▸ Requirement
Work through the data below line by line and say how many lines hold "this"; give only the number.

▸ Data entries
+++++

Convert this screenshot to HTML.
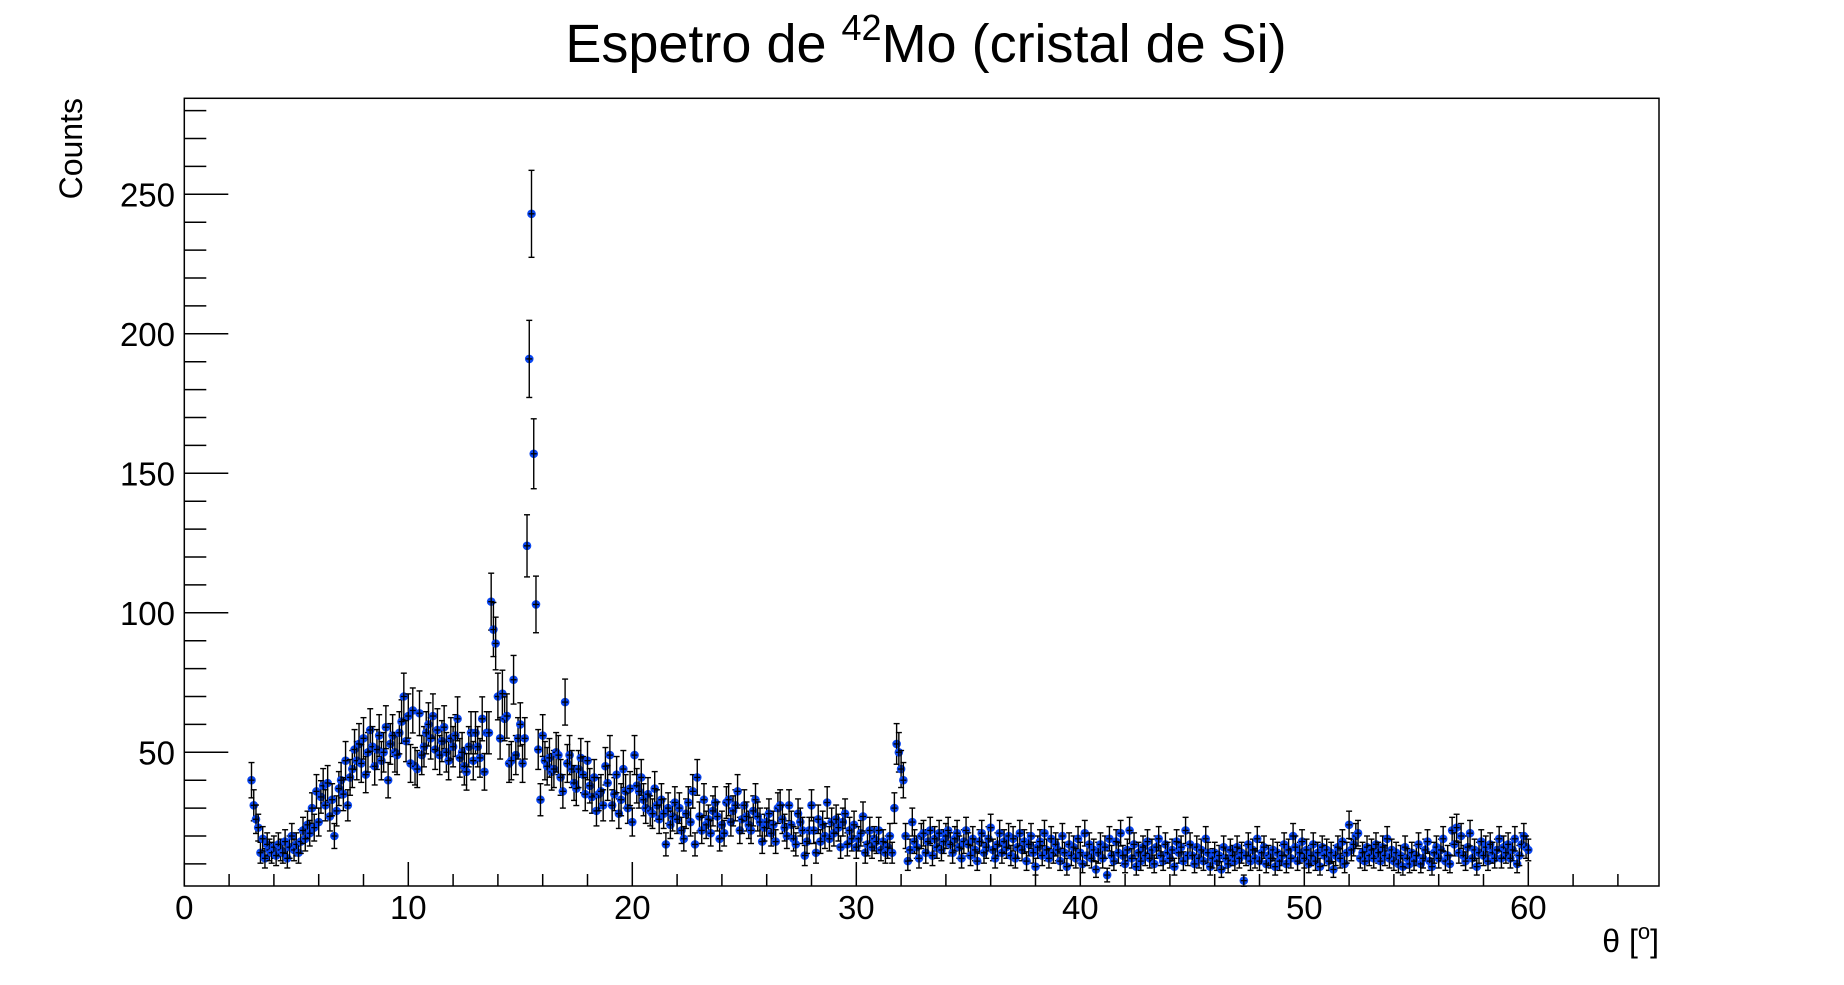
<!DOCTYPE html>
<html><head><meta charset="utf-8"><style>
html,body{margin:0;padding:0;background:#fff;}
svg{display:block;font-family:"Liberation Sans",sans-serif;}
</style></head><body>
<svg id="chart" width="1844" height="985" viewBox="0 0 1844 985" xmlns="http://www.w3.org/2000/svg">
<rect width="1844" height="985" fill="#fff"/>
<text x="926" y="62" font-size="54" text-anchor="middle">Espetro de <tspan font-size="36" dy="-22">42</tspan><tspan dy="22">Mo (cristal de Si)</tspan></text>
<text transform="translate(82,98) rotate(-90)" font-size="32" text-anchor="end">Counts</text>
<text x="1659" y="952" font-size="32" text-anchor="end">θ [<tspan font-size="22" dy="-13">o</tspan><tspan dy="13">]</tspan></text>
<g id="axes"></g>
<g id="marks"></g>
<rect x="184.3" y="98.3" width="1474.7" height="787.7" fill="none" stroke="#000" stroke-width="1.5"/>
</svg>
<script>
const xStart = 3.0;
const binWidth = 0.1;
const counts = [
40,31,26,23,14,19,12,17,15,14,
16,13,17,15,14,18,12,16,20,15,
17,14,18,22,19,24,21,30,23,36,
25,34,38,31,39,27,33,20,29,37,
40,35,47,31,41,44,51,47,53,46,
55,42,50,58,52,45,51,56,47,50,
59,40,53,56,50,49,57,61,70,54,
63,46,65,45,44,64,49,52,57,60,
55,63,51,58,49,54,59,50,47,55,
52,56,62,48,50,45,43,52,57,47,
57,52,48,62,43,57,57,104,94,89,
70,55,71,62,63,46,47,76,49,55,
60,46,55,124,191,243,157,103,51,33,
56,47,45,48,43,44,50,49,41,36,
68,46,49,44,39,37,44,48,42,35,
47,38,34,41,29,35,36,31,45,39,
49,31,35,42,28,33,44,36,30,37,
25,49,38,36,41,33,30,35,29,28,
37,31,26,33,28,17,30,24,27,32,
26,30,22,19,28,32,25,36,17,41,
27,22,33,24,26,21,29,32,27,19,
24,21,32,33,25,29,31,36,22,26,
31,27,24,22,29,33,27,25,18,23,
25,28,21,24,18,30,31,26,23,20,
31,24,19,17,28,25,22,13,18,22,
31,22,14,26,18,24,20,32,19,25,
21,26,23,16,25,28,17,22,19,24,
16,19,21,27,14,17,22,16,19,18,
22,15,18,14,16,20,14,30,53,50,
44,40,20,11,15,25,18,16,12,20,
21,14,18,22,13,19,16,21,15,18,
20,22,17,14,19,21,16,12,18,22,
17,13,19,15,11,18,21,14,16,19,
23,15,12,17,21,14,18,16,20,13,
19,12,16,21,15,18,11,17,20,14,
9,16,18,13,21,15,12,19,14,17,
15,11,20,14,9,17,13,16,12,19,
14,10,21,13,17,12,15,8,14,17,
12,16,6,19,13,11,18,14,21,13,
10,15,22,12,17,9,14,11,16,13,
18,12,15,10,16,19,13,11,17,14,
12,15,9,18,14,16,11,22,13,17,
13,10,16,12,15,11,19,14,9,12,
14,11,13,8,16,12,10,15,13,11,
16,12,14,4,13,17,11,15,12,19,
11,14,16,10,13,12,15,9,14,11,
13,17,10,15,12,20,16,11,14,18,
12,15,10,13,17,11,14,9,16,13,
15,11,14,8,13,16,12,18,10,14,
24,15,17,20,21,12,14,11,16,13,
15,12,17,14,11,16,13,19,12,15,
11,14,10,13,9,16,12,10,14,11,
13,17,10,12,15,18,11,9,14,16,
12,15,19,11,13,10,22,17,23,14,
20,13,11,16,21,12,15,9,14,18,
13,16,11,17,14,12,15,19,12,16,
14,17,12,15,19,10,13,17,20,16,
15];
const xTickLabels = ["0","10","20","30","40","50","60"];
const yTickLabels = ["50","100","150","200","250"];

const NS = "http://www.w3.org/2000/svg";
const X0 = 184.3, XPX = 22.4;
const YBOT = 886, YREF = 752.3, YPX = 2.79;
function sx(v){ return X0 + v * XPX; }
function sy(v){ return YREF - (v - 50) * YPX; }
function mk(tag, attrs, parent){
  const e = document.createElementNS(NS, tag);
  for (const k in attrs) e.setAttribute(k, attrs[k]);
  parent.appendChild(e);
  return e;
}
const axes = document.getElementById('axes');
const marks = document.getElementById('marks');

for (let v = 0; v <= 64; v += 2) {
  const major = v % 10 === 0;
  const t = mk('line', {x1: sx(v), x2: sx(v), y1: YBOT, y2: YBOT - (major ? 24 : 12), stroke: '#000', 'stroke-width': 1.5}, axes);
  
  
}
xTickLabels.forEach(function(s){
  const t = mk('text', {x: sx(parseFloat(s)), y: 919, 'font-size': 33, 'text-anchor': 'middle'}, axes);
  t.textContent = s;
  
  
});
for (let v = 10; v <= 280; v += 10) {
  const major = v % 50 === 0;
  const t = mk('line', {x1: X0, x2: X0 + (major ? 44 : 22), y1: sy(v), y2: sy(v), stroke: '#000', 'stroke-width': 1.5}, axes);
  
  
}
yTickLabels.forEach(function(s){
  const t = mk('text', {x: 175, y: sy(parseFloat(s)) + 12, 'font-size': 33, 'text-anchor': 'end'}, axes);
  t.textContent = s;
  
  
});

counts.forEach(function(c, i){
  const xv = xStart + i * binWidth;
  const px = sx(xv), py = sy(c);
  const err = Math.sqrt(c);
  const g = mk('g', {}, marks);
  
  
  mk('circle', {cx: px, cy: py, r: 4.3, fill: '#0a46f0'}, g);
  const yTop = Math.max(sy(c + err), 98.3), yLow = Math.min(sy(c - err), YBOT);
  mk('line', {x1: px, x2: px, y1: yTop, y2: yLow, stroke: '#000', 'stroke-width': 1.4}, g);
  mk('line', {x1: px - 3, x2: px + 3, y1: sy(c + err), y2: sy(c + err), stroke: '#000', 'stroke-width': 1.4}, g);
  mk('line', {x1: px - 3, x2: px + 3, y1: sy(c - err), y2: sy(c - err), stroke: '#000', 'stroke-width': 1.4}, g);
  mk('line', {x1: px - 3, x2: px + 3, y1: py, y2: py, stroke: '#000', 'stroke-width': 1.3}, g);
});
</script>
</body></html>
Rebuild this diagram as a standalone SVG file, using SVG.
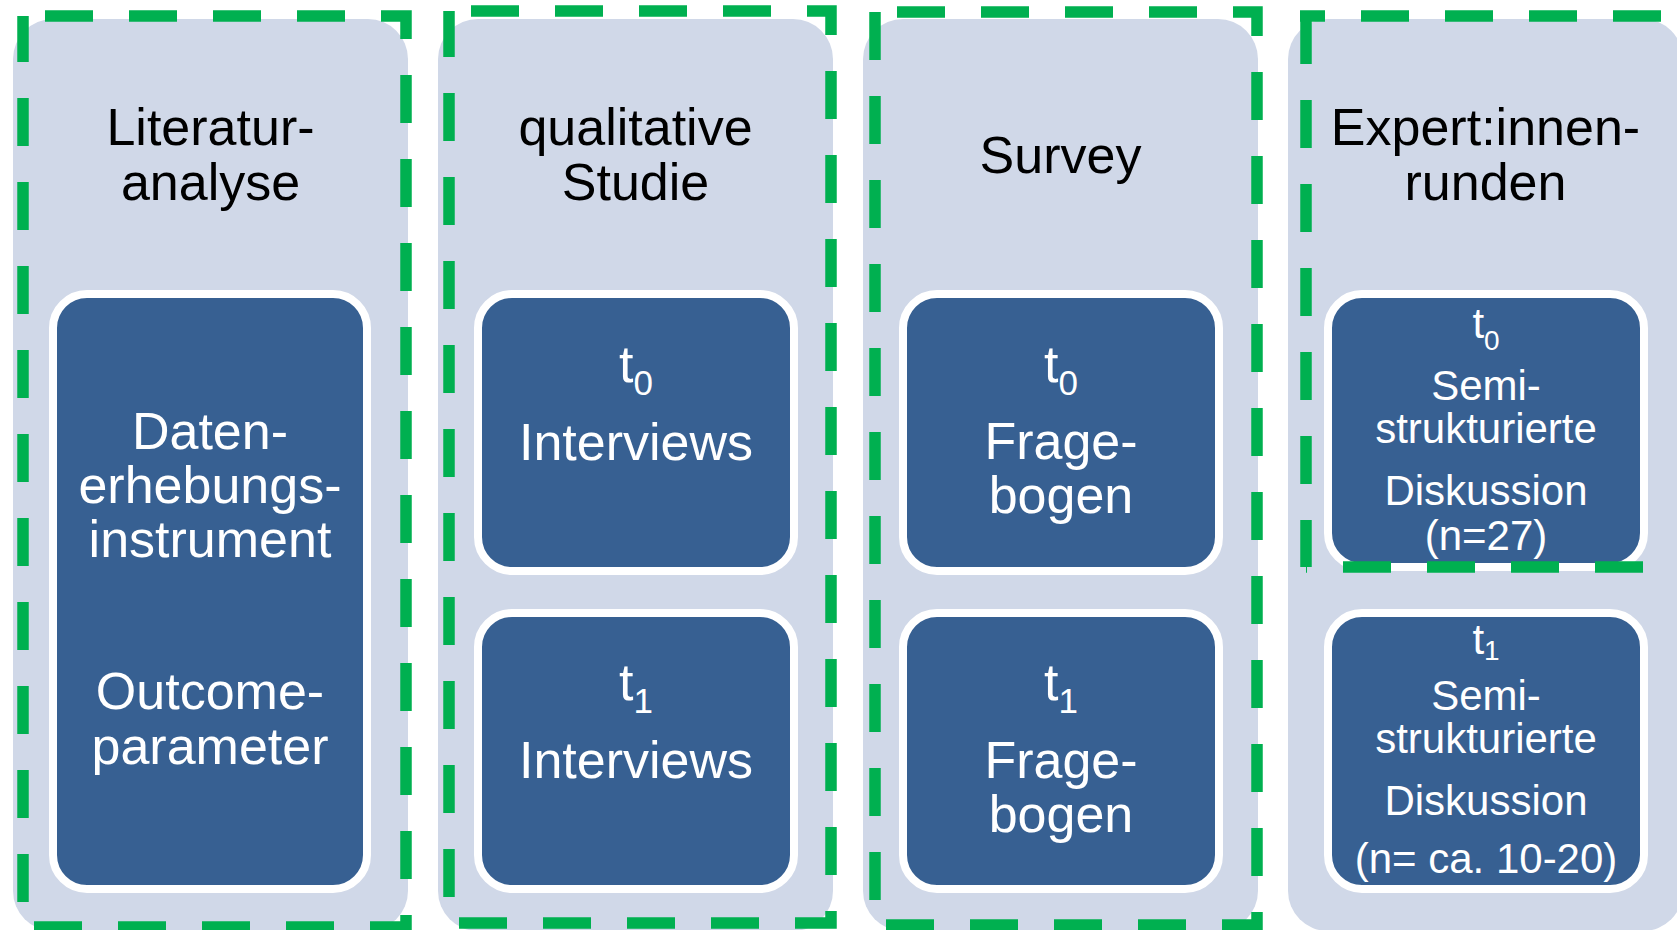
<svg xmlns="http://www.w3.org/2000/svg" width="1677" height="930" viewBox="0 0 1677 930">
<style>
.col{fill:#D0D8E8}
.box{fill:#376092;stroke:#FFFFFF;stroke-width:8}
.hd{font-family:"Liberation Sans",Arial,sans-serif;font-size:52px;fill:#000000;text-anchor:middle}
.tx{font-family:"Liberation Sans",Arial,sans-serif;font-size:52px;fill:#FFFFFF;text-anchor:middle}
.sm{font-family:"Liberation Sans",Arial,sans-serif;font-size:42px;fill:#FFFFFF;text-anchor:middle}
.gr{fill:none;stroke:#00B050;stroke-width:11.5;stroke-dasharray:48 36}
</style>
<rect width="1677" height="930" fill="#FFFFFF"/>

<g id="literaturanalyse">
<rect class="col" x="13" y="19" width="395" height="912" rx="40"/>
<text class="hd"><tspan x="210.5" y="145">Literatur-</tspan><tspan x="210.5" y="200">analyse</tspan></text>
<g id="lit-box">
<rect class="box" x="53" y="294" width="314" height="595" rx="34"/>
<text class="tx"><tspan x="210" y="449">Daten-</tspan><tspan x="210" y="503">erhebungs-</tspan><tspan x="210" y="557">instrument</tspan></text>
<text class="tx"><tspan x="210" y="709">Outcome-</tspan><tspan x="210" y="764">parameter</tspan></text>
</g>
</g>

<g id="qualitative-studie">
<rect class="col" x="438" y="19" width="395" height="912" rx="40"/>
<text class="hd"><tspan x="635.5" y="145">qualitative</tspan><tspan x="635.5" y="200">Studie</tspan></text>
<g id="qual-t0">
<rect class="box" x="478" y="294" width="316" height="277" rx="34"/>
<text class="tx" x="636" y="382">t<tspan font-size="35" dy="13">0</tspan></text>
<text class="tx" x="636" y="460">Interviews</text>
</g>
<g id="qual-t1">
<rect class="box" x="478" y="613" width="316" height="276" rx="34"/>
<text class="tx" x="636" y="700">t<tspan font-size="35" dy="13">1</tspan></text>
<text class="tx" x="636" y="778">Interviews</text>
</g>
</g>

<g id="survey">
<rect class="col" x="863" y="19" width="395" height="912" rx="40"/>
<text class="hd" x="1060.5" y="173">Survey</text>
<g id="survey-t0">
<rect class="box" x="903" y="294" width="316" height="277" rx="34"/>
<text class="tx" x="1061" y="382">t<tspan font-size="35" dy="13">0</tspan></text>
<text class="tx"><tspan x="1061" y="459">Frage-</tspan><tspan x="1061" y="513">bogen</tspan></text>
</g>
<g id="survey-t1">
<rect class="box" x="903" y="613" width="316" height="276" rx="34"/>
<text class="tx" x="1061" y="700">t<tspan font-size="35" dy="13">1</tspan></text>
<text class="tx"><tspan x="1061" y="778">Frage-</tspan><tspan x="1061" y="832">bogen</tspan></text>
</g>
</g>

<g id="expertinnenrunden">
<rect class="col" x="1288" y="19" width="395" height="912" rx="40"/>
<text class="hd"><tspan x="1485.5" y="145">Expert:innen-</tspan><tspan x="1485.5" y="200">runden</tspan></text>
<g id="exp-t0">
<rect class="box" x="1328" y="294" width="316" height="273" rx="34"/>
<text class="sm" x="1486" y="338" font-size="40">t<tspan font-size="28" dy="12">0</tspan></text>
<text class="sm"><tspan x="1486" y="400">Semi-</tspan><tspan x="1486" y="443">strukturierte</tspan><tspan x="1486" y="505">Diskussion</tspan><tspan x="1486" y="550">(n=27)</tspan></text>
</g>
<g id="exp-t1">
<rect class="box" x="1328" y="613" width="316" height="276" rx="34"/>
<text class="sm" x="1486" y="654" font-size="40">t<tspan font-size="28" dy="6">1</tspan></text>
<text class="sm"><tspan x="1486" y="710">Semi-</tspan><tspan x="1486" y="753">strukturierte</tspan><tspan x="1486" y="815">Diskussion</tspan><tspan x="1486" y="873">(n= ca. 10-20)</tspan></text>
</g>
</g>

<g id="connectors">
<rect class="gr" x="23" y="16" width="383" height="911" stroke-dashoffset="62"/>
<rect class="gr" x="449" y="11" width="382" height="912" stroke-dashoffset="62"/>
<rect class="gr" x="875" y="12" width="382" height="913" stroke-dashoffset="62"/>
<path class="gr" d="M1300 16 H1700" stroke-dashoffset="23"/>
<path class="gr" d="M1306 16 V567" stroke-dashoffset="0"/>
<path class="gr" d="M1306 567 H1700" stroke-dashoffset="47"/>
</g>
</svg>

+++++

▸ Reply to the task
2